Avoiding covenant judgments: A Washington court narrows VanPort Homes
January, 2006
Under Washington law, a covenant judgment can become the presumptive measure of damage. A recent Court of Appeals case, however, limits the scope of VanPort Homes, reaffirms reasonableness criteria for covenant judgments, and concludes an insurer need not pay $5 million in agreed liability. Werlinger v. Warner, 126 Wn. App. 342, 109 P.3d 22 (2005).
Michael Warner failed to notice motorcyclist Dean Werlinger before suddenly turning into the same lane and killing Werlinger. As a result, Werlinger's family asserted claims against Warner. Warner's automobile liability carrier, Clarendon National Insurance Company, denied coverage for those claims because the car driven by Warner was not listed on Warner's policy.

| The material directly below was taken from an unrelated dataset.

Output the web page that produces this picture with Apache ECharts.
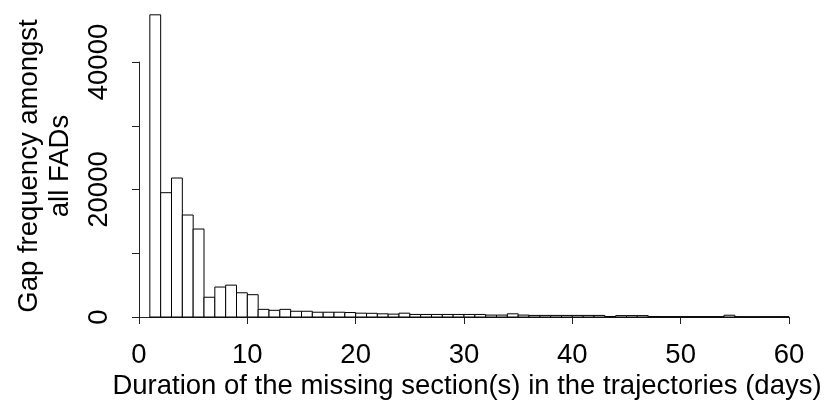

Warner, who was already in bankruptcy, was given permission by the bankruptcy court to pursue coverage from Clarendon. Clarendon then reversed its coverage denial and agreed to defend Warner under a reservation of its rights. After Warner's bankruptcy was discharged a few months later, Werlinger's widow formally filed the family's wrongful death lawsuit. Clarendon responded by filing a declaratory judgment action concerning coverage.
While both cases were pending, Werlinger demanded Warner's $25,000 policy limits from Clarendon and requested a response within 60 days. Clarendon responded by filing a motion for summary judgment in its declaratory judgment action. The court denied the motion and found coverage as a matter of law. Clarendon then tendered its $25,000 limits, which Werlinger rejected.
Eventually, Warner agreed to settle the wrongful death lawsuit by entering into a $5 million confession of judgment and assigning his bad faith claims against Clarendon to Werlinger.
Werlinger, in turn, sued Clarendon for bad faith. Werlinger argued that, according to the Washington Supreme Court case Truck Ins. Exchange v. VanPort Homes, Inc., the $5 million consent judgment was presumptively valid, unless the insurer could show fraud or collusion.
The court rejected Werlinger's argument, finding that under VanPort Homes "a covenant judgment can be reasonable per se only when an insurer breaches its duty to defend or otherwise wrongfully ‘exposes its insured to business failure or bankruptcy.'" Since Clarendon provided a defense, and Warner's bankruptcy had nothing to do with the claim, the consent judgment received no presumption of validity.
The court further found that the criteria set forth in the Washington Supreme Court's earlier Glover and Besel opinions still applied. These criteria determine the reasonableness of a consent judgment based on:
the releasing parties' damages; the merits of the releasing parties' liability theory; the merits of the released person's defense theory; the released person's relative faults; the risks and expenses of continued litigation; the released person's ability to pay; any evidence of bad faith, collusion, or fraud; the extent of the releasing person's investigation and preparation of the case; and the interests of the parties not being released.
The court held that each of these factors did not have to be present in every case and that no one factor controlled. Thus, even though Werlinger met a number of the criteria, the single fact that "not a penny could ever be collected from Warner personally" invalidated the judgment.